Undefined Ideal Customer
Coaches often attract the wrong customers because they haven't clearly identified their ideal customer profile. A clear understanding of your ideal customer helps you create targeted marketing campaigns, develop services that cater to their needs, and build lasting relationships. For example, a running coach focusing on middle-aged runners looking to complete their first marathon will need a different approach than one targeting elite athletes aiming for personal records.
Understanding your ideal customer profile (ICP) is a significant and important step in marketing that most coaches spend very little time on. Creating a customer avatar, and using it to shape your marketing and service offerings will help. By focusing on attracting the right athletes, running and triathlon coaches will be more likely to build a successful business with clients who are committed to the coaching process.
This is the problem I see the most of with triathlon, running and endurance coaching businesses.
Pricing plays a crucial role in attracting the right customers for your coaching services. Setting the wrong price can inadvertently attract athletes who may not be the best fit for your services, while also discouraging the ideal clients from signing up.
Most of the time I see coaching businesses underpricing their services so that’s the main issue to be wary of. Less often coaches over price their services but it does sometimes happen.
If you think you need to adjust your pricing you can learn more about how to do that without negatively effecting your existing clients in this video I recorded.
Let's briefly cover both under and over pricing your services.
Underpricing Your Services
Underpricing your coaching services can attract athletes who are primarily driven by cost, rather than the value and expertise you offer. These clients may not be fully committed to the coaching process and will expect more for less, leading to dissatisfaction and strained relationships. For example, a triathlon coach offering personalized training plans and one-on-one coaching at a significantly lower price than competitors may end up attracting athletes who don't value the coach's expertise or time. Those athletes are almost always less committed to their goals as they have not made the appropriate investment in your coaching or in themselves to succeed.

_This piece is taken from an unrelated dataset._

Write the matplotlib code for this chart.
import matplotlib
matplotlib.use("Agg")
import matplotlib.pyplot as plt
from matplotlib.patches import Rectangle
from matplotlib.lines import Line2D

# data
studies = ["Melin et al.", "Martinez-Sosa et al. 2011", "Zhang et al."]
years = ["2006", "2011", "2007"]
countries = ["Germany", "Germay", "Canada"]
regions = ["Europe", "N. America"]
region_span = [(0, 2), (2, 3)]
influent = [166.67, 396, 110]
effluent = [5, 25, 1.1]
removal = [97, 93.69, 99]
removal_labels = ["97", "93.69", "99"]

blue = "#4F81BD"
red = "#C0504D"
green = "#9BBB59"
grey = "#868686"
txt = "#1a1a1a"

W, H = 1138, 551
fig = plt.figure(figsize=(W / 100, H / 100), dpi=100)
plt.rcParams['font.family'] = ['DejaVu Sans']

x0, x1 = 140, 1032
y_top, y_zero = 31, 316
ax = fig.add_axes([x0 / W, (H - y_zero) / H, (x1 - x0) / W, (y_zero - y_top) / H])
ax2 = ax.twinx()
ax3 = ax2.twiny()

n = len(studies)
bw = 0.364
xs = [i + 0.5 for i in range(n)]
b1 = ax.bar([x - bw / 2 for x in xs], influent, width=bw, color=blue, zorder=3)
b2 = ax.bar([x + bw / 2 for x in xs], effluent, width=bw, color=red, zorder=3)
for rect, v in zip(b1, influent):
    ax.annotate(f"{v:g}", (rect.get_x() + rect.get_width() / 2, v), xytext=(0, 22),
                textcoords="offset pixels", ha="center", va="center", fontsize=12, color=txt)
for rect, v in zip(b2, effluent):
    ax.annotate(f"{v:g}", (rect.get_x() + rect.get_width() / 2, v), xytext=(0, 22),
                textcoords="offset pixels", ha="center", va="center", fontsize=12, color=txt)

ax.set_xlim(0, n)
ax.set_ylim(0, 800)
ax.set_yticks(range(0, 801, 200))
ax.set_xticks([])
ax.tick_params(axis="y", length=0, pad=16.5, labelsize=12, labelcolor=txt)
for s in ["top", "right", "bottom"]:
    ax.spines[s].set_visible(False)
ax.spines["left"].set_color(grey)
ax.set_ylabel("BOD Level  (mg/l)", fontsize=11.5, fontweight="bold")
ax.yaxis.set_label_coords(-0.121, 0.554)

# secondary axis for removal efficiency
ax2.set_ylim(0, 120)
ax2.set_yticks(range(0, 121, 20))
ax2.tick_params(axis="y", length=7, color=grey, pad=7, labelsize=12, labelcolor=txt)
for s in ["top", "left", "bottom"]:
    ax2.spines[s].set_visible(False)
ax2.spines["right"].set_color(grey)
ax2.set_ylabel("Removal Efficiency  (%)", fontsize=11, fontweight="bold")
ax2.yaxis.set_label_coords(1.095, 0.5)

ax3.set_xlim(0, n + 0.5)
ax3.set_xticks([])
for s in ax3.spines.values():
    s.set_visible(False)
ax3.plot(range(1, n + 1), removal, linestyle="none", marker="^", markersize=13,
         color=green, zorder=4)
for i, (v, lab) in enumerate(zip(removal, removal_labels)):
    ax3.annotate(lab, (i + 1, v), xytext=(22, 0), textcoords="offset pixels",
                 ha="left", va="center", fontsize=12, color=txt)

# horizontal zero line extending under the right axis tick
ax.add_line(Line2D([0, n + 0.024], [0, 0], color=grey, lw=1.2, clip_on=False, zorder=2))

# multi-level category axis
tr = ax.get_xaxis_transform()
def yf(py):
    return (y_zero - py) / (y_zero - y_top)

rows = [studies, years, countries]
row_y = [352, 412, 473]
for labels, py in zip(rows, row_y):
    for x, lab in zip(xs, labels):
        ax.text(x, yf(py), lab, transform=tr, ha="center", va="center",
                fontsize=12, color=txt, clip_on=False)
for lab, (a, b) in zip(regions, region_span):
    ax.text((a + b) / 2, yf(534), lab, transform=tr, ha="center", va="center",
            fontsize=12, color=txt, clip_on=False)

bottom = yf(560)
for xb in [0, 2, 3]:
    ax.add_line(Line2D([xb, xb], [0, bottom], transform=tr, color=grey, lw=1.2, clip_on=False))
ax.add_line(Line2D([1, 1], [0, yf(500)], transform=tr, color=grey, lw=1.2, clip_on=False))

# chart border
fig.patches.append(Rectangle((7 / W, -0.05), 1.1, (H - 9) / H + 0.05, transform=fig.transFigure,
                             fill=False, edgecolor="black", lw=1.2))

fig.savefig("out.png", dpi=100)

To counter this issue, it's essential to research the market, understand the value you offer, and price your services accordingly. By doing so, you'll attract customers who appreciate the value of your expertise and are willing to invest in their own success.
Overpricing Your Services
Conversely, overpricing your services can deter potential customers who might be a good fit for your business. Overpricing can create an unrealistic expectation for the level of service and results, leading to potential disappointment and a higher likelihood of clients disengaging from the process.
In general I wouldn’t recommend that coaches should lower their prices but rather offering tiered pricing or various packages can help you cater to different budget levels and customer needs, ensuring that you attract a more diverse and suitable clientele.

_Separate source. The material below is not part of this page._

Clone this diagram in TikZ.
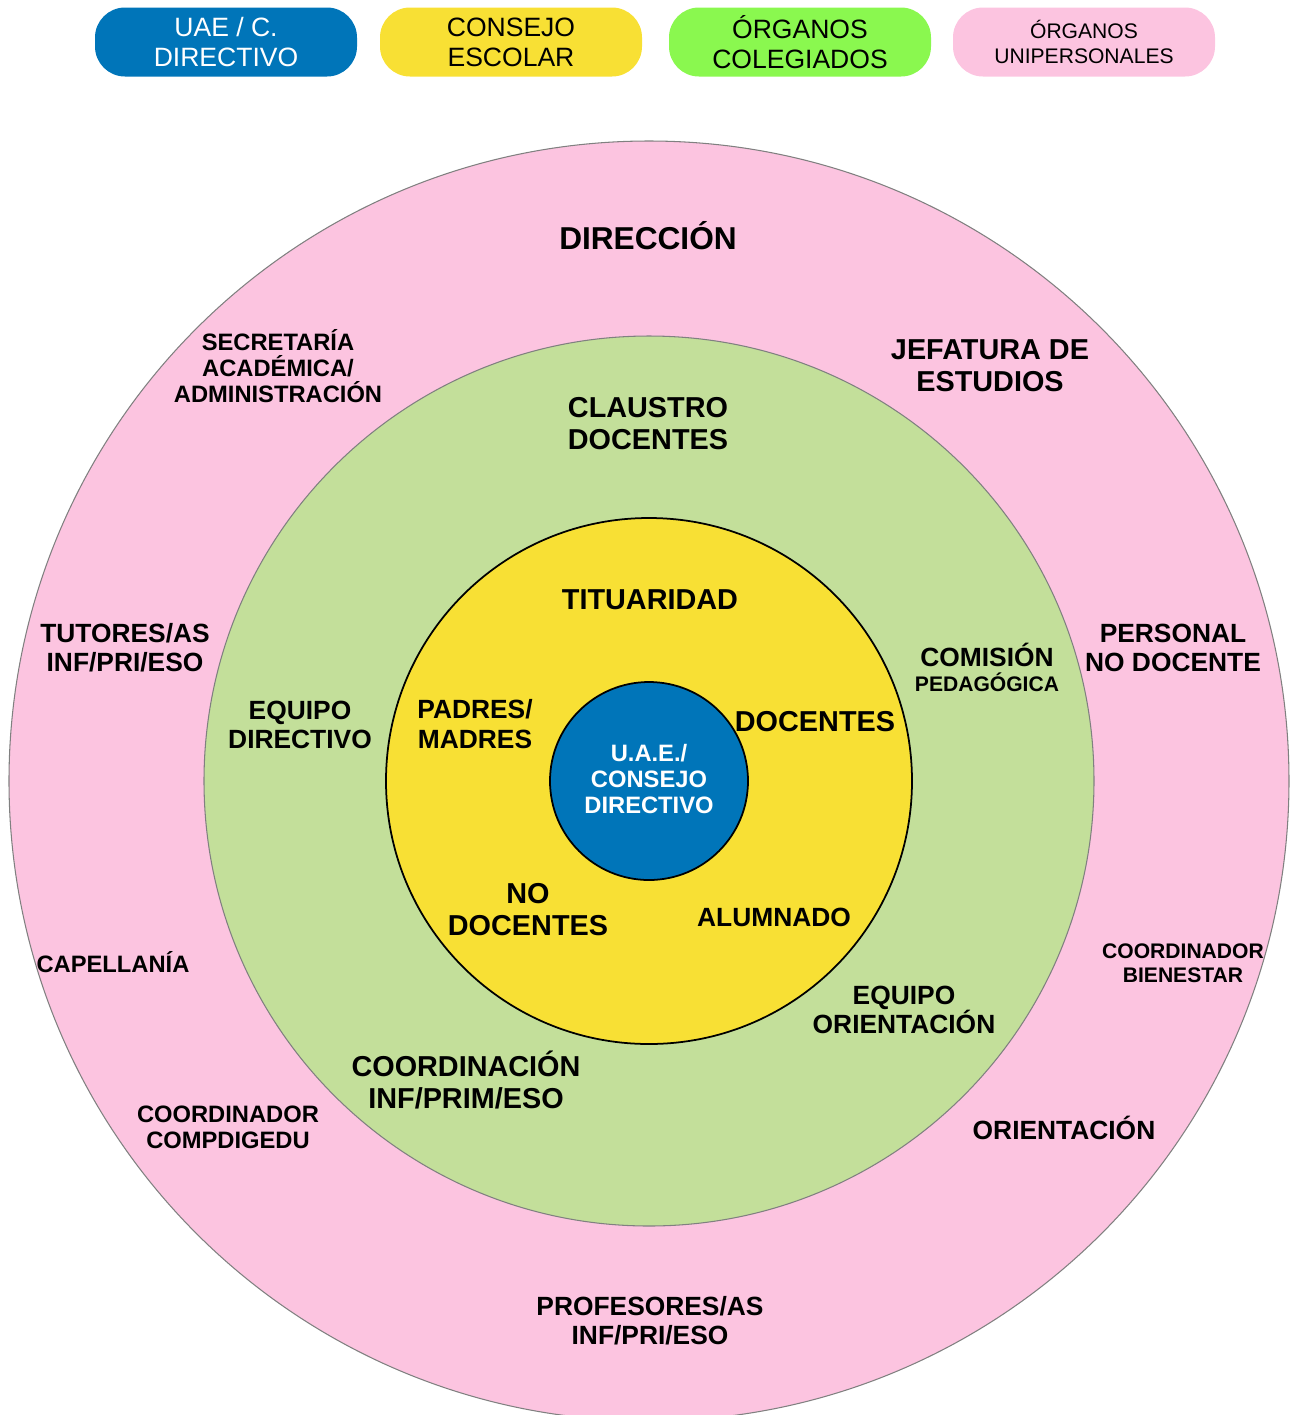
\documentclass[tikz,border=0pt]{standalone}
\usepackage{fontspec}
\setmainfont{Liberation Sans}
\usetikzlibrary{positioning}
\definecolor{uaeblue}{RGB}{0,117,185}
\definecolor{escyellow}{RGB}{248,224,52}
\definecolor{colgreen}{RGB}{195,223,154}
\definecolor{leggreen}{RGB}{138,248,79}
\definecolor{unipink}{RGB}{252,196,224}
\tikzset{pill/.style={rounded corners=3mm,minimum width=26.2mm,minimum height=6.9mm,inner sep=0pt,align=center,font=\fontsize{7.55}{8.5}\selectfont}}
\tikzset{lbl/.style={align=center,inner sep=0pt,yshift=0.2mm}}
\tikzset{lblxl/.style={lbl,font=\fontsize{9}{10.1}\selectfont\bfseries}}
\tikzset{lbll/.style={lbl,font=\fontsize{8.2}{9.1}\selectfont\bfseries}}
\tikzset{lblm/.style={lbl,font=\fontsize{7.5}{8.3}\selectfont\bfseries}}
\tikzset{lbls/.style={lbl,font=\fontsize{6.75}{7.5}\selectfont\bfseries}}
\tikzset{lblxs/.style={lbl,font=\fontsize{6}{6.9}\selectfont\bfseries}}
\begin{document}
\begin{tikzpicture}[x=0.1mm,y=-0.1mm] % 1 unit = 1 px of the reference
            \useasboundingbox (0,0) rectangle (1294,1415);
            \clip (0,0) rectangle (1294,1415);
            \coordinate (c) at (649,781);
            % rings
            \filldraw[draw=gray,fill=unipink,line width=0.3pt] (c) circle[radius=640];
            \filldraw[draw=gray,fill=colgreen,line width=0.3pt] (c) circle[radius=445];
            \filldraw[draw=black,fill=escyellow,line width=0.5pt] (c) circle[radius=263];
            \filldraw[draw=black,fill=uaeblue,line width=0.5pt] (c) circle[radius=99];
            % legend
            \node[pill,fill=uaeblue,text=white] (leguae) at (226,42) {UAE / C.\\DIRECTIVO};
            \node[pill,fill=escyellow] (legcons) at (511,42) {CONSEJO\\ESCOLAR};
            \node[pill,fill=leggreen] (legcol) at (800,42) {ÓRGANOS\\COLEGIADOS};
            \node[pill,fill=unipink,font=\fontsize{6}{7.1}\selectfont] (leguni) at (1084,42) {ÓRGANOS\\UNIPERSONALES};
            % centre
            \node[lbls,text=white] (uae) at (c) {U.A.E./\\CONSEJO\\DIRECTIVO};
            % consejo escolar
            \node[lbll] (titul) at (650,602) {TITUARIDAD};
            \node[lblm] (padres) at (475,726) {PADRES/\\MADRES};
            \node[lbll] (docen) at (815,724) {DOCENTES};
            \node[lbll] (nodoc) at (528,912) {NO\\DOCENTES};
            \node[lblm] (alum) at (774,919) {ALUMNADO};
            % organos colegiados
            \node[lbll] (claus) at (648,426) {CLAUSTRO\\DOCENTES};
            \node[lblm] (comis) at (987,657) {COMISIÓN};
            \node[lblxs] (pedag) at (987,684) {PEDAGÓGICA};
            \node[lblm] (eqdir) at (300,727) {EQUIPO\\DIRECTIVO};
            \node[lblm] (eqori) at (904,1012) {EQUIPO\\ORIENTACIÓN};
            \node[lbll] (coord) at (466,1082) {COORDINACIÓN\\INF/PRIM/ESO};
            % organos unipersonales
            \node[lblxl] (direc) at (648,238) {DIRECCIÓN};
            \node[lbls] (secre) at (278,368) {SECRETARÍA\\ACADÉMICA/\\ADMINISTRACIÓN};
            \node[lbll] (jefat) at (990,368) {JEFATURA DE\\ESTUDIOS};
            \node[lblm] (tutor) at (125,650) {TUTORES/AS\\INF/PRI/ESO};
            \node[lblm] (perso) at (1173,650) {PERSONAL\\NO DOCENTE};
            \node[lbls] (capel) at (113,964) {CAPELLANÍA};
            \node[lblxs] (bienes) at (1183,965) {COORDINADOR\\BIENESTAR};
            \node[lbls] (compd) at (228,1129) {COORDINADOR\\COMPDIGEDU};
            \node[lblm] (orien) at (1064,1130) {ORIENTACIÓN};
            \node[lblm] (profe) at (650,1323) {PROFESORES/AS\\INF/PRI/ESO};
        \end{tikzpicture}
\end{document}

By understanding the implications of pricing on attracting customers and implementing well-informed pricing strategies, you can ensure that your business appeals to the right audience and fosters strong, mutually beneficial client relationships.

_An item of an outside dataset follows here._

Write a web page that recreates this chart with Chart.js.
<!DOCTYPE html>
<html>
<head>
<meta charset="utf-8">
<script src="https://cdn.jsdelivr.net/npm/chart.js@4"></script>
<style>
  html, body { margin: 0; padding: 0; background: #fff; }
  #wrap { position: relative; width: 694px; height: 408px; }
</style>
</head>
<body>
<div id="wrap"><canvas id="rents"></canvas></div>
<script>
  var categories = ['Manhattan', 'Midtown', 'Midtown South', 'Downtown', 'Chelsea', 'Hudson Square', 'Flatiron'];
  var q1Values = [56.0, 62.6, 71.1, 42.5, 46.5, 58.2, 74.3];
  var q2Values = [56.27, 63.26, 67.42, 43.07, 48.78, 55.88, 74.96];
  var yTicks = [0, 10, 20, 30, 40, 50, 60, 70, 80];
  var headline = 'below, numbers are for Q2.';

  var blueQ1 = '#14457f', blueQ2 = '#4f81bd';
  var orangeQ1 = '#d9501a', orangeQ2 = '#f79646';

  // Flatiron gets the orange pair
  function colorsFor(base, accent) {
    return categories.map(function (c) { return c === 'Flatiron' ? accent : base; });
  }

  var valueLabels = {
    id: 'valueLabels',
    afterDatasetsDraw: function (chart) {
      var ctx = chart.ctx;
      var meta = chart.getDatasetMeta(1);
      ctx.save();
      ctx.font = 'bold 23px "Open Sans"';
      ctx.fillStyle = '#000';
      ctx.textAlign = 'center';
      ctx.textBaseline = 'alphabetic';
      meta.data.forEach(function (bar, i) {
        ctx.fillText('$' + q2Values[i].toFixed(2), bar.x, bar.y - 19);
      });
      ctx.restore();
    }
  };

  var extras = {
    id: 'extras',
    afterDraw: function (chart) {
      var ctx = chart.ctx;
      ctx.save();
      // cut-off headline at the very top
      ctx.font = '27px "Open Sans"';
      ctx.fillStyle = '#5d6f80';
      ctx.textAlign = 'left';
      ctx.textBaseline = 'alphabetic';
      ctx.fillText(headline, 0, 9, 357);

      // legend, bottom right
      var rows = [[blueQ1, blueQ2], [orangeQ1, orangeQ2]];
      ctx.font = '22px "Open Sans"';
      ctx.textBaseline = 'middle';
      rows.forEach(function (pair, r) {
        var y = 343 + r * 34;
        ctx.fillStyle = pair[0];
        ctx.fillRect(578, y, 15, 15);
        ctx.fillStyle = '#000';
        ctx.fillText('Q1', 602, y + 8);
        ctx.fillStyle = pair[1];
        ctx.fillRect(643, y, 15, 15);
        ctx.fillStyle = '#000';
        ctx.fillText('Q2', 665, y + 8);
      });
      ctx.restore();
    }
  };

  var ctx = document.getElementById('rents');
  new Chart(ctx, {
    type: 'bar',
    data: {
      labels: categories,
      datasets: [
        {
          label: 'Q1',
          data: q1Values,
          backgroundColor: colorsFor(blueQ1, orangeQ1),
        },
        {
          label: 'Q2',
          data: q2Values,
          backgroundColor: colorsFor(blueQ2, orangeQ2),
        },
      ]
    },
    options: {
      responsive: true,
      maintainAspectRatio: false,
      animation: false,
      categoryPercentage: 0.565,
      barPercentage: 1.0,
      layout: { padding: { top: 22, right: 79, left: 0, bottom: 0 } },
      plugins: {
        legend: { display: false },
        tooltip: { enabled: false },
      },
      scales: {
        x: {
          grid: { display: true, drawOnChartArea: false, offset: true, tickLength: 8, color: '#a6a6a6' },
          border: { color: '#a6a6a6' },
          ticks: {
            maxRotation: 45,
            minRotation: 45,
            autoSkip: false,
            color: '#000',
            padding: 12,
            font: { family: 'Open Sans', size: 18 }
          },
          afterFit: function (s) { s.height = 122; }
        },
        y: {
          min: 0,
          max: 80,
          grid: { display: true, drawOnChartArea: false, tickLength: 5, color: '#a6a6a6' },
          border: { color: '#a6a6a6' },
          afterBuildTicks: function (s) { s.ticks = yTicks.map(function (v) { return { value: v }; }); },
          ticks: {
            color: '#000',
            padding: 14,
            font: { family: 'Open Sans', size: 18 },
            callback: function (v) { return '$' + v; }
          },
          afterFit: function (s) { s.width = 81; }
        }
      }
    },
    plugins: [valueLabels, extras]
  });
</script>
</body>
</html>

Attracting the right customers is essential for the success and growth of any running, triathlon or endurance coaching business. By focusing on clear communication, setting appropriate expectations, refining the qualifying process, understanding your ideal customer, and implementing well-informed pricing strategies, coaches can build strong, lasting relationships with clients who are committed to the coaching process.
Remember that not all clients can be coached by all coaches, and that's okay. The key is to intentionally attract the type of customers who resonate with your coaching style, values, and expertise. As you refine your marketing and customer acquisition strategies, you'll create a thriving business that supports both your clients' goals and your own professional growth.